Entre les vagues

No es sencillo captar la emoción del espectador en tiempos de sobreexposición mediática. Cine, televisión, series —desde infinidad plataformas o redes sociales— compiten por opacar a una realidad convulsa e hiperconectada que nos lleva a estar presentes en cualquier hecho cotidiano o extraordinario que suceda en cualquier lugar del mundo. Todos al tiempo buscan nuestra atención. Rivalizan por una sensibilización, un juicio, una opinión, un posicionamiento o el traslado de una información previa, desde la cual ir allanando el terreno para llevar a cabo un cambio de mayor calado en un futuro más o menos próximo. Es inevitable que surja un sentimiento de precaución, animosidad o cierto prejuicio al contemplar una imagen o escena. Venga esta de la publicidad, un programa de entretenimiento o un informativo. 

Por eso resulta excitante dejarse llevar sin reservas por películas como Entre les vagues (Entre las olas). Ir entrando poco a poco en el juego que propone, hasta situarnos en la piel de sus personajes. Tratar de sentir lo que ellas sienten (se trata de dos actrices). Un cambio profundo e irreversible que va de la vivencia apasionada de una relación entre dos jóvenes mujeres, a la irrupción de la muerte y el vacío que esta deja. Sin recurrir en momento alguno a trucos de baratillo para trasladar al espectador honestidad, desamparo o amistad profunda llevada al límite. 
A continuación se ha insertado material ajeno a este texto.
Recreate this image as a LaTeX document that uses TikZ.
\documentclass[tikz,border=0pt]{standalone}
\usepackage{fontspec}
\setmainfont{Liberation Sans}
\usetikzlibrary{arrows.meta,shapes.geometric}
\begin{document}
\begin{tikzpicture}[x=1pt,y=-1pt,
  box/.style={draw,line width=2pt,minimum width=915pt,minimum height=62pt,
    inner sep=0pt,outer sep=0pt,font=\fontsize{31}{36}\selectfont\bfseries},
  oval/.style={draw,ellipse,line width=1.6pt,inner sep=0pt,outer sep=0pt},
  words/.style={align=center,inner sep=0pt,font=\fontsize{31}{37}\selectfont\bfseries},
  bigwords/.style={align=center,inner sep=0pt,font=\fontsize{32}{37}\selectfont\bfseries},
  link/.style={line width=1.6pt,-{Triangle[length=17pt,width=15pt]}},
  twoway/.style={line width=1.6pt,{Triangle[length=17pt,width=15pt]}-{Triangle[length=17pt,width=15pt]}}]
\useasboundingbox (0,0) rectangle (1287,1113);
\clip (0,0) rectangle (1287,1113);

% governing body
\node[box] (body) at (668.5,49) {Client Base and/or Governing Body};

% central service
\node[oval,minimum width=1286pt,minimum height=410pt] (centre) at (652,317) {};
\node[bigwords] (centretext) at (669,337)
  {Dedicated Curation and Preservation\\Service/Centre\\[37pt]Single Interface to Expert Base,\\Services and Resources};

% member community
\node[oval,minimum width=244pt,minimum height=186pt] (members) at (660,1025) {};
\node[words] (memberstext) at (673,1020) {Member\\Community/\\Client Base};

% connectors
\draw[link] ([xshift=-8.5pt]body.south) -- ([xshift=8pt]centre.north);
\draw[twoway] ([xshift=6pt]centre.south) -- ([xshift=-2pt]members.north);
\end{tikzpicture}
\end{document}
Dos jóvenes actrices aspirantes a un mismo papel en una obra teatral —una como principal, la otra en calidad de suplente— disfrutan de su amistad e ilusiones mientras se forman en una escuela de interpretación parisina. El amor, la amistad, el deseo o la ambición profesional conviven con la puesta en escena de su primera obra importante. Todos los integrantes de la escuela dan muestra de la misma precariedad y amor por lo que hacen desde distintos ámbitos de la realidad o la interpretación; ya sea en papeles clásicos, contemporáneos o desde la misma cotidianidad que todos viven. Como las de cualquier actor, sus vidas mezclan realidad y ficción en el mismo escenario vital.
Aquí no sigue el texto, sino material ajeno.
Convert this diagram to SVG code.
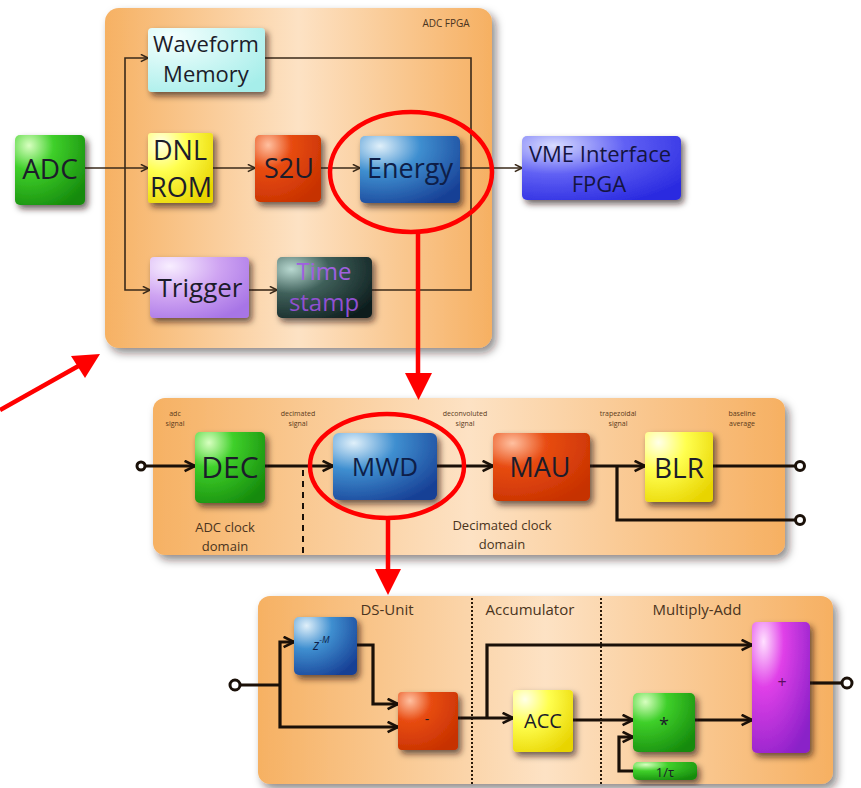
<svg xmlns="http://www.w3.org/2000/svg" width="861" height="788" viewBox="0 0 861 788">
<defs>
<style>
text{font-family:"Open Sans","Noto Sans","Liberation Sans",sans-serif;fill:#1c1c2a}
.big{text-anchor:middle}
.small{font-size:7px;text-anchor:middle;fill:#5a3a1a}
.dom{font-size:13px;text-anchor:middle;fill:#4a3420}
.sec{font-size:15px;text-anchor:middle;fill:#4a3420}
.thin{fill:none;stroke:#3a2a1a;stroke-width:1.6}
.thick{fill:none;stroke:#1a1008;stroke-width:3.2}
.red{fill:none;stroke:#ff0000;stroke-width:4.5}
.redf{fill:#ff0000}
.port{fill:#fff;stroke:#1a1008;stroke-width:3}
</style>
<linearGradient id="pan" x1="0" y1="0" x2="1" y2="0">
<stop offset="0" stop-color="#f6b163"/><stop offset="0.5" stop-color="#fde2c4"/><stop offset="1" stop-color="#f6b062"/>
</linearGradient>
<radialGradient id="gGreen" cx="0.2" cy="0.15" r="1"><stop offset="0" stop-color="#d8ffc0"/><stop offset="0.35" stop-color="#3fd02a"/><stop offset="1" stop-color="#158a0c"/></radialGradient>
<radialGradient id="gYellow" cx="0.2" cy="0.15" r="1"><stop offset="0" stop-color="#ffffe8"/><stop offset="0.4" stop-color="#ffff50"/><stop offset="1" stop-color="#e8d400"/></radialGradient>
<radialGradient id="gRed" cx="0.2" cy="0.15" r="1"><stop offset="0" stop-color="#ffc0a0"/><stop offset="0.35" stop-color="#e84c12"/><stop offset="1" stop-color="#c63000"/></radialGradient>
<radialGradient id="gBlue" cx="0.2" cy="0.15" r="1"><stop offset="0" stop-color="#e0f0fa"/><stop offset="0.4" stop-color="#3f8fd0"/><stop offset="1" stop-color="#173f95"/></radialGradient>
<radialGradient id="gCyan" cx="0.2" cy="0.15" r="1"><stop offset="0" stop-color="#f4fffe"/><stop offset="1" stop-color="#a6eeea"/></radialGradient>
<radialGradient id="gLav" cx="0.2" cy="0.15" r="1"><stop offset="0" stop-color="#f8eeff"/><stop offset="0.5" stop-color="#cfa4f2"/><stop offset="1" stop-color="#a774e6"/></radialGradient>
<radialGradient id="gTeal" cx="0.15" cy="0.2" r="1"><stop offset="0" stop-color="#b8d8d0"/><stop offset="0.4" stop-color="#3f605a"/><stop offset="1" stop-color="#0e1e1e"/></radialGradient>
<radialGradient id="gVme" cx="0.2" cy="0.15" r="1"><stop offset="0" stop-color="#d8dcff"/><stop offset="0.45" stop-color="#6060f4"/><stop offset="1" stop-color="#2a2ae0"/></radialGradient>
<radialGradient id="gMag" cx="0.2" cy="0.15" r="1"><stop offset="0" stop-color="#ffe0ff"/><stop offset="0.35" stop-color="#e040e8"/><stop offset="1" stop-color="#8a20c8"/></radialGradient>
<filter id="sh" x="-20%" y="-20%" width="150%" height="150%"><feDropShadow dx="3" dy="4" stdDeviation="3" flood-color="#201008" flood-opacity="0.65"/></filter>
<filter id="psh" x="-10%" y="-10%" width="120%" height="125%"><feDropShadow dx="4" dy="5" stdDeviation="4" flood-color="#201008" flood-opacity="0.5"/></filter>
<marker id="aT" viewBox="0 0 10 10" refX="9" refY="5" markerWidth="9" markerHeight="9" markerUnits="userSpaceOnUse" orient="auto"><path d="M1,1 L9,5 L1,9" fill="none" stroke="#3a2a1a" stroke-width="1.8"/></marker>
<marker id="aK" viewBox="0 0 10 10" refX="9" refY="5" markerWidth="13" markerHeight="13" markerUnits="userSpaceOnUse" orient="auto"><path d="M1,1 L9,5 L1,9" fill="none" stroke="#1a1008" stroke-width="2"/></marker>
</defs>
<rect width="861" height="788" fill="#ffffff"/>

<g id="panel-adc-fpga">
<rect x="105" y="8" width="387" height="340" rx="14" fill="url(#pan)" filter="url(#psh)"/>
<text x="446" y="27" style="font-size:10px;fill:#4a3420" text-anchor="middle">ADC FPGA</text>
</g>
<g id="panel-mwd">
<rect x="153" y="398" width="632" height="157" rx="12" fill="url(#pan)" filter="url(#psh)"/>
<text class="small" x="175" y="416">adc</text><text class="small" x="175" y="426">signal</text>
<text class="small" x="298" y="416">decimated</text><text class="small" x="298" y="426">signal</text>
<text class="small" x="465" y="416">deconvoluted</text><text class="small" x="465" y="426">signal</text>
<text class="small" x="618" y="416">trapezoidal</text><text class="small" x="618" y="426">signal</text>
<text class="small" x="742" y="416">baseline</text><text class="small" x="742" y="426">average</text>
<text class="dom" x="225" y="532">ADC clock</text><text class="dom" x="225" y="551">domain</text>
<text class="dom" x="502" y="530">Decimated clock</text><text class="dom" x="502" y="549">domain</text>
</g>
<g id="panel-ds">
<rect x="258" y="596" width="575" height="188" rx="12" fill="url(#pan)" filter="url(#psh)"/>
<text class="sec" x="387" y="615">DS-Unit</text>
<text class="sec" x="530" y="615">Accumulator</text>
<text class="sec" x="697" y="615">Multiply-Add</text>
</g>

<g id="connectors">
<path class="thin" d="M85,168 H148" marker-end="url(#aT)"/>
<path class="thin" d="M125,168 V58 H148" marker-end="url(#aT)"/>
<path class="thin" d="M125,168 V290 H150" marker-end="url(#aT)"/>
<path class="thin" d="M213,168 H255" marker-end="url(#aT)"/>
<path class="thin" d="M321,168 H360" marker-end="url(#aT)"/>
<path class="thin" d="M460,168 H522" marker-end="url(#aT)"/>
<path class="thin" d="M265,58 H471 V290 H372"/>
<path class="thin" d="M249,290 H277" marker-end="url(#aT)"/>

<path class="thick" d="M145,466 H195" marker-end="url(#aK)"/>
<path class="thick" d="M265,466 H333" marker-end="url(#aK)"/>
<path class="thick" d="M437,466 H493" marker-end="url(#aK)"/>
<path class="thick" d="M590,466 H645" marker-end="url(#aK)"/>
<path class="thick" d="M713,466 H795"/>
<path class="thick" d="M617,466 V520 H795"/>
<path d="M303,470 V555" fill="none" stroke="#1a1008" stroke-width="2" stroke-dasharray="6,5"/>
<circle class="port" cx="141" cy="466" r="4"/>
<circle class="port" cx="800" cy="466" r="4.5"/>
<circle class="port" cx="800" cy="520" r="4.5"/>

<path d="M472,598 V784 M601,598 V784" fill="none" stroke="#2a1a0a" stroke-width="2" stroke-dasharray="2,2"/>
<path class="thick" d="M240,685 H280"/>
<path class="thick" d="M280,685 V642 H294" marker-end="url(#aK)"/>
<path class="thick" d="M280,685 V727 H398" marker-end="url(#aK)"/>
<path class="thick" d="M357,645 H373 V704 H398" marker-end="url(#aK)"/>
<path class="thick" d="M458,718 H513" marker-end="url(#aK)"/>
<path class="thick" d="M487,718 V645 H752" marker-end="url(#aK)"/>
<path class="thick" d="M573,720 H633" marker-end="url(#aK)"/>
<path class="thick" d="M695,720 H752" marker-end="url(#aK)"/>
<path class="thick" d="M633,771 H619 V737 H633" marker-end="url(#aK)"/>
<path class="thick" d="M810,683 H842"/>
<circle class="port" cx="235" cy="685" r="5"/>
<circle class="port" cx="847" cy="683" r="5"/>
</g>

<g id="node-adc"><rect x="15" y="135" width="70" height="70" rx="5" fill="url(#gGreen)" filter="url(#sh)"/><text class="big" x="50" y="179" style="font-size:28px">ADC</text></g>
<g id="node-waveform"><rect x="148" y="28" width="117" height="64" rx="4" fill="url(#gCyan)" filter="url(#sh)"/><text class="big" x="206" y="52" style="font-size:22px">Waveform</text><text class="big" x="206" y="82" style="font-size:22px">Memory</text></g>
<g id="node-dnl"><rect x="148" y="133" width="65" height="70" rx="3" fill="url(#gYellow)" filter="url(#sh)"/><text class="big" x="180" y="160" style="font-size:27px">DNL</text><text class="big" x="181" y="197" style="font-size:27px">ROM</text></g>
<g id="node-s2u"><rect x="255" y="135" width="66" height="67" rx="5" fill="url(#gRed)" filter="url(#sh)"/><text class="big" x="289" y="178" style="font-size:27px">S2U</text></g>
<g id="node-energy"><rect x="360" y="136" width="100" height="67" rx="5" fill="url(#gBlue)" filter="url(#sh)"/><text class="big" x="410" y="178" style="font-size:27px;fill:#0e1e48">Energy</text></g>
<g id="node-vme"><rect x="522" y="136" width="159" height="64" rx="5" fill="url(#gVme)" filter="url(#sh)"/><text class="big" x="600" y="162" style="font-size:22px;fill:#141440">VME Interface</text><text class="big" x="599" y="192" style="font-size:22px;fill:#141440">FPGA</text></g>
<g id="node-trigger"><rect x="150" y="257" width="99" height="61" rx="4" fill="url(#gLav)" filter="url(#sh)"/><text class="big" x="200" y="297" style="font-size:26px">Trigger</text></g>
<g id="node-timestamp"><rect x="277" y="257" width="95" height="61" rx="5" fill="url(#gTeal)" filter="url(#sh)"/><text class="big" x="324" y="280" style="font-size:24px;fill:#a060e0">Time</text><text class="big" x="324" y="311" style="font-size:24px;fill:#9050d0">stamp</text></g>

<g id="node-dec"><rect x="195" y="432" width="70" height="71" rx="5" fill="url(#gGreen)" filter="url(#sh)"/><text class="big" x="230" y="478" style="font-size:30px">DEC</text></g>
<g id="node-mwd"><rect x="333" y="433" width="104" height="67" rx="6" fill="url(#gBlue)" filter="url(#sh)"/><text class="big" x="385" y="476" style="font-size:26px;fill:#0e1e48">MWD</text></g>
<g id="node-mau"><rect x="493" y="433" width="97" height="68" rx="5" fill="url(#gRed)" filter="url(#sh)"/><text class="big" x="540" y="477" style="font-size:27px">MAU</text></g>
<g id="node-blr"><rect x="645" y="432" width="68" height="70" rx="4" fill="url(#gYellow)" filter="url(#sh)"/><text class="big" x="679" y="478" style="font-size:28px">BLR</text></g>

<g id="node-zm"><rect x="294" y="617" width="63" height="58" rx="5" fill="url(#gBlue)" filter="url(#sh)"/><text x="313" y="650" style="font-size:14px;font-style:italic;fill:#0e1e48">z<tspan dy="-7" style="font-size:9px">-M</tspan></text></g>
<g id="node-minus"><rect x="398" y="692" width="60" height="58" rx="4" fill="url(#gRed)" filter="url(#sh)"/><text class="big" x="427" y="724" style="font-size:14px">-</text></g>
<g id="node-acc"><rect x="513" y="690" width="60" height="62" rx="4" fill="url(#gYellow)" filter="url(#sh)"/><text class="big" x="543" y="728" style="font-size:20px">ACC</text></g>
<g id="node-mult"><rect x="633" y="693" width="62" height="59" rx="5" fill="url(#gGreen)" filter="url(#sh)"/><text class="big" x="664" y="731" style="font-size:18px">*</text></g>
<g id="node-tau"><rect x="633" y="762" width="64" height="18" rx="5" fill="url(#gGreen)" filter="url(#sh)"/><text class="big" x="665" y="777" style="font-size:13px">1/τ</text></g>
<g id="node-plus"><rect x="752" y="622" width="58" height="131" rx="5" fill="url(#gMag)" filter="url(#sh)"/><text class="big" x="782" y="688" style="font-size:16px;fill:#5a1060">+</text></g>

<g id="highlights">
<ellipse class="red" cx="411" cy="172" rx="81" ry="60"/>
<path class="red" d="M418,232 V375"/>
<polygon class="redf" points="405,373 432,373 418.5,400"/>
<ellipse class="red" cx="387" cy="466" rx="77" ry="52"/>
<path class="red" d="M388,518 V571"/>
<polygon class="redf" points="375,569 401,569 388,595"/>
<path class="red" d="M0,410 L82,364"/>
<polygon class="redf" points="100,354 71,356 85,378"/>
</g>
</svg>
El papel al que aspiran ambas exige una suerte de inmersión en el personaje que las lleva al límite de sus emociones. Al igual que dos integrantes del Actor's Studio, deben buscar en su intimidad la caracterización frente a una directora tan exigente como buena profesional. El drama surge cuando una de ellas —la suplente—, descubre de manera accidental que su compañera y amiga padece un cáncer del que está tratándose. Entonces, la realidad irrumpe brutal en la vida de las dos —también en la obra, cuyo plazo para su puesta en escena avanza sin remedio—: la una ha de sustituir a la otra. La elegida en un principio ve cómo sus opciones se esfuman. Pasa de la esperanza inicial, al autoengaño; de la ira hacia la amiga, al consuelo de que sea ella y no otra quien finalmente interprete al personaje. El mismo que llevará hasta su cama de hospital en un ensayo doloroso y terapéutico al tiempo. La segunda sufre primero el impacto de darse de bruces con una realidad que la supera para pasar más tarde a la comprensión, la aceptación y el intento por superarla. Inevitablemente, tiene que llevar a cabo su trabajo en un proceso que la desgarra y le devuelve alguna esperanza: la que la enferma precisa para seguir adelante, aunque sea a través de amiga y obra. Ahí, en este contexto terrible, es donde la intérprete encuentra la autenticidad que el papel necesita y la directora demanda.

La actriz consigue el éxito en la representación. La obra sale adelante. La paciente muere la misma noche en que su amiga triunfa. Es la vida. No hay paliativos para esta. Desde el otro lado, sobre los puentes de un París poco reconocible, habla la amiga: «está muy cerca, lo ha vivido todo, ha sido suficiente y es lo único importante».